O segundo e fundamental: eu não interesso ao PSD. Sou demasiado livre, rebelde e irreverente para ser líder da Concelhia.

O meu princípio é este: aplaudo com entusiasmo quando devo aplaudir; sou bravo quando devo criticar. Fui sempre assim. Tenho sido assim quando escrevo neste blogue. A minha condição de militante não me trava quando acho que devo criticar o poder, mesmo quando o poder é o meu partido, ou de criticar a oposição, mesmo quando a oposição é o meu partido.

Uma postura que, como se sabe, é meio caminho andado para se ser ostracizado e para coleccionar uma vasta horda de inimigos. É que para alguns - para os que vivem à custa do que o partido lhes dá ou pode vir a dar - não é fácil perceber este exercício de liberdade.

Se eu fosse líder do PSD do Marco, não mudaria nem um milímetro esta minha postura. Seria, pois, um uma voz demasiado incómoda para o PSD que agora está no poder e que - aposto - tudo faria para inviabilizar o êxito da candidatura. As coisas que digo no blogue, continuaria a dizê-las, com o peso acrescido de ser um responsável partidário. Decididamente, não tenho emenda. Nem quero.

Ainda que não deixe de ser curioso que o motivo que levou alguns a assediar-me, tenha sido precisamente este meu irrenunciável defeito. O que significa que ainda há pessoas que preservam, como eu, o exercício da liberdade. E que ainda há pessoas que são capazes de perceber, como eu, o que realmente está a acontecer no PSD do Marco e, por consequência, no poder autárquico actual.

E o que está a acontecer - como se verá mais tarde - é grave. Não, não quero que nessa altura venham dar-me razão, não é preciso. Prefiro de longe que haja alguém que evite o meu mau pressentimento de agora. Antes que seja tarde de mais.

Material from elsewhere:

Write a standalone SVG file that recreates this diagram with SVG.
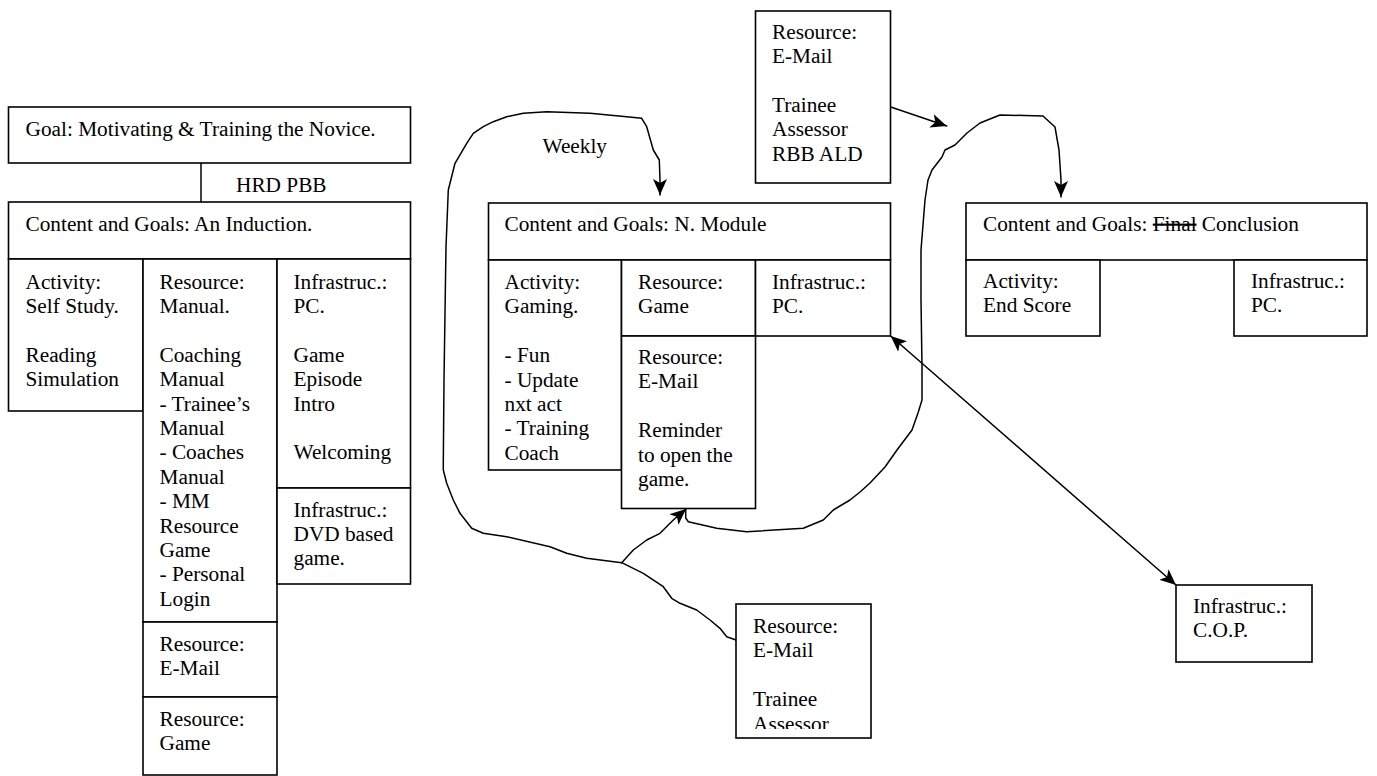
<svg xmlns="http://www.w3.org/2000/svg" width="1377" height="776" viewBox="0 0 1377 776">
<style>
.b{fill:#fff;stroke:#000;stroke-width:1.6}
.t{font-family:"Liberation Serif","Times New Roman",serif;font-size:21.3px;fill:#000}
.c{fill:none;stroke:#000;stroke-width:1.5;stroke-linejoin:round;stroke-linecap:round}
</style>
<defs>
<marker id="ah" markerUnits="userSpaceOnUse" markerWidth="16" markerHeight="14" refX="16" refY="7" orient="auto-start-reverse">
<path d="M0,0 L16,7 L0,14 L4,7 z" fill="#000"/>
</marker>
<clipPath id="clipB"><rect x="736" y="604" width="135" height="125"/></clipPath>
</defs>
<rect width="1377" height="776" fill="#fff"/>

<g id="connectors">
<line class="c" x1="201" y1="163" x2="201" y2="202"/>
<path class="c" marker-end="url(#ah)" d="M736,640 L726.7,636.7 L720,628.3 L710,620 L696.7,610 L680,603.3 L671.7,598.3 L663.3,586.7 L643.3,573.3 L621.7,562.7 L586.7,558.3 L566.7,553.3 L550,546.7 L506.7,536.7 L483.3,533.3 L471.7,528.3 L460,513.3 L453.3,500 L446.7,483.3 L443.3,470 L443.3,463 L444,380 L445,313 L446,247 L448.3,190 L455,163.3 L466.7,143.3 L473.3,133.3 L483.3,126.7 L493.3,121.7 L506.7,116.7 L523.3,113.3 L546.7,111.7 L590,113.3 L626.7,116.7 L641.7,118.3 L646.7,126.7 L653.3,150 L659.3,160 L660,180 L660,195"/>
<path class="c" marker-end="url(#ah)" d="M621.7,562.7 L633.3,550 L646.7,540 L660,533.3 L673.3,520 L686,509"/>
<path class="c" marker-end="url(#ah)" d="M685.7,509 L685.7,518 L688.3,521.7 L716.7,528.3 L746.7,531.7 L803.3,528.3 L823.3,520 L833.3,510 L850,500 L860,492 L870,483 L885,467 L897,450 L903,442 L912,430 L918,413 L922,400 L922,367 L921,300 L921,250 L925,200 L928,180 L932,170 L942,157 L945,150 L955,145 L967,133 L980,123 L1000,115 L1043,116 L1055,127 L1059,150 L1061,180 L1061,197"/>
<line class="c" marker-end="url(#ah)" x1="890" y1="106.7" x2="946.7" y2="126"/>
<line class="c" marker-start="url(#ah)" marker-end="url(#ah)" x1="890.7" y1="336" x2="1176" y2="585"/>
</g>

<g id="goal">
<rect class="b" x="8.5" y="107" width="402" height="56"/>
<text class="t" x="25.5" y="136">Goal: Motivating &amp; Training the Novice.</text>
</g>
<g id="hrd-label"><text class="t" x="236" y="192">HRD PBB</text></g>

<g id="induction">
<rect class="b" x="8.5" y="202" width="402" height="57"/>
<text class="t" x="25.5" y="231">Content and Goals: An Induction.</text>
<rect class="b" x="8.5" y="259" width="134.5" height="152"/>
<text class="t" x="25.5" y="288.5"><tspan x="25.5">Activity:</tspan><tspan x="25.5" dy="24.4">Self Study.</tspan><tspan x="25.5" dy="48.8">Reading</tspan><tspan x="25.5" dy="24.4">Simulation</tspan></text>
<rect class="b" x="143" y="259" width="134" height="363"/>
<text class="t" x="159.5" y="288.5"><tspan x="159.5">Resource:</tspan><tspan x="159.5" dy="24.4">Manual.</tspan><tspan x="159.5" dy="48.8">Coaching</tspan><tspan x="159.5" dy="24.4">Manual</tspan><tspan x="159.5" dy="24.4">- Trainee’s</tspan><tspan x="159.5" dy="24.4">Manual</tspan><tspan x="159.5" dy="24.4">- Coaches</tspan><tspan x="159.5" dy="24.4">Manual</tspan><tspan x="159.5" dy="24.4">- MM</tspan><tspan x="159.5" dy="24.4">Resource</tspan><tspan x="159.5" dy="24.4">Game</tspan><tspan x="159.5" dy="24.4">- Personal</tspan><tspan x="159.5" dy="24.4">Login</tspan></text>
<rect class="b" x="277" y="259" width="133.5" height="229"/>
<text class="t" x="293.5" y="288.5"><tspan x="293.5">Infrastruc.:</tspan><tspan x="293.5" dy="24.4">PC.</tspan><tspan x="293.5" dy="48.8">Game</tspan><tspan x="293.5" dy="24.4">Episode</tspan><tspan x="293.5" dy="24.4">Intro</tspan><tspan x="293.5" dy="48.8">Welcoming</tspan></text>
<rect class="b" x="277" y="488" width="133.5" height="96"/>
<text class="t" x="293.5" y="516.5"><tspan x="293.5">Infrastruc.:</tspan><tspan x="293.5" dy="24.4">DVD based</tspan><tspan x="293.5" dy="24.4">game.</tspan></text>
<rect class="b" x="143" y="622" width="134" height="75"/>
<text class="t" x="159.5" y="650.5"><tspan x="159.5">Resource:</tspan><tspan x="159.5" dy="24.4">E-Mail</tspan></text>
<rect class="b" x="143" y="697" width="134" height="78"/>
<text class="t" x="159.5" y="726"><tspan x="159.5">Resource:</tspan><tspan x="159.5" dy="24.4">Game</tspan></text>
</g>

<g id="module">
<rect class="b" x="488.5" y="203" width="402" height="57"/>
<text class="t" x="504.5" y="231">Content and Goals: N. Module</text>
<rect class="b" x="488.5" y="260" width="133" height="210"/>
<text class="t" x="504.5" y="289"><tspan x="504.5">Activity:</tspan><tspan x="504.5" dy="24.4">Gaming.</tspan><tspan x="504.5" dy="48.8">- Fun</tspan><tspan x="504.5" dy="24.4">- Update</tspan><tspan x="504.5" dy="24.4">nxt act</tspan><tspan x="504.5" dy="24.4">- Training</tspan><tspan x="504.5" dy="24.4">Coach</tspan></text>
<rect class="b" x="621.5" y="260" width="134" height="76"/>
<text class="t" x="638" y="289"><tspan x="638">Resource:</tspan><tspan x="638" dy="24.4">Game</tspan></text>
<rect class="b" x="755.5" y="260" width="135" height="76"/>
<text class="t" x="772" y="289"><tspan x="772">Infrastruc.:</tspan><tspan x="772" dy="24.4">PC.</tspan></text>
<rect class="b" x="621.5" y="336" width="134" height="172.5"/>
<text class="t" x="638" y="364"><tspan x="638">Resource:</tspan><tspan x="638" dy="24.4">E-Mail</tspan><tspan x="638" dy="48.8">Reminder</tspan><tspan x="638" dy="24.4">to open the</tspan><tspan x="638" dy="24.4">game.</tspan></text>
</g>
<g id="weekly-label"><text class="t" x="542.5" y="153">Weekly</text></g>

<g id="email-top">
<rect class="b" x="755.5" y="11" width="135" height="172"/>
<text class="t" x="772" y="38.5"><tspan x="772">Resource:</tspan><tspan x="772" dy="24.4">E-Mail</tspan><tspan x="772" dy="48.8">Trainee</tspan><tspan x="772" dy="24.4">Assessor</tspan><tspan x="772" dy="24.4">RBB ALD</tspan></text>
</g>

<g id="conclusion">
<rect class="b" x="966" y="203" width="401" height="57"/>
<text class="t" x="983" y="231">Content and Goals: <tspan style="text-decoration:line-through">Final</tspan> Conclusion</text>
<rect class="b" x="966" y="260" width="134" height="76"/>
<text class="t" x="983" y="288"><tspan x="983">Activity:</tspan><tspan x="983" dy="24.4">End Score</tspan></text>
<rect class="b" x="1234" y="260" width="133" height="76"/>
<text class="t" x="1251" y="288"><tspan x="1251">Infrastruc.:</tspan><tspan x="1251" dy="24.4">PC.</tspan></text>
</g>

<g id="email-bottom">
<rect class="b" x="736" y="604" width="135" height="134"/>
<text class="t" x="753" y="633" clip-path="url(#clipB)"><tspan x="753">Resource:</tspan><tspan x="753" dy="24.4">E-Mail</tspan><tspan x="753" dy="48.8">Trainee</tspan><tspan x="753" dy="24.4">Assessor</tspan></text>
</g>

<g id="cop">
<rect class="b" x="1176" y="585" width="136" height="77"/>
<text class="t" x="1193" y="613"><tspan x="1193">Infrastruc.:</tspan><tspan x="1193" dy="24.4">C.O.P.</tspan></text>
</g>
</svg>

Mas eu vou andar por aí...

(Talvez ajude a perceber algumas coisas)

M.C.R. disse...

Boa malha Carteiro!

No que toca ao Manuel Alegre acho que fez bem em regressar ao parlamento. Aliás tinha um compromisso com os eleitores que o mandaram para deputado.
não creio porem que ele vá alterar a lógica partidária. Os votos que teve são uma junção de diversas correntes que efemeramente (e de mim falo) se aliaram, Mas que depressa regressarão ás respectivas bases.
Eu ando às voltas com um texto sobre a formação dos aparelhos mas aquilo não sai. Ou melhor o que sai parece-me banal , Se conserguir fazer coisa de jeito aqui o postarei para ver se abrimos um diálogo engraçado.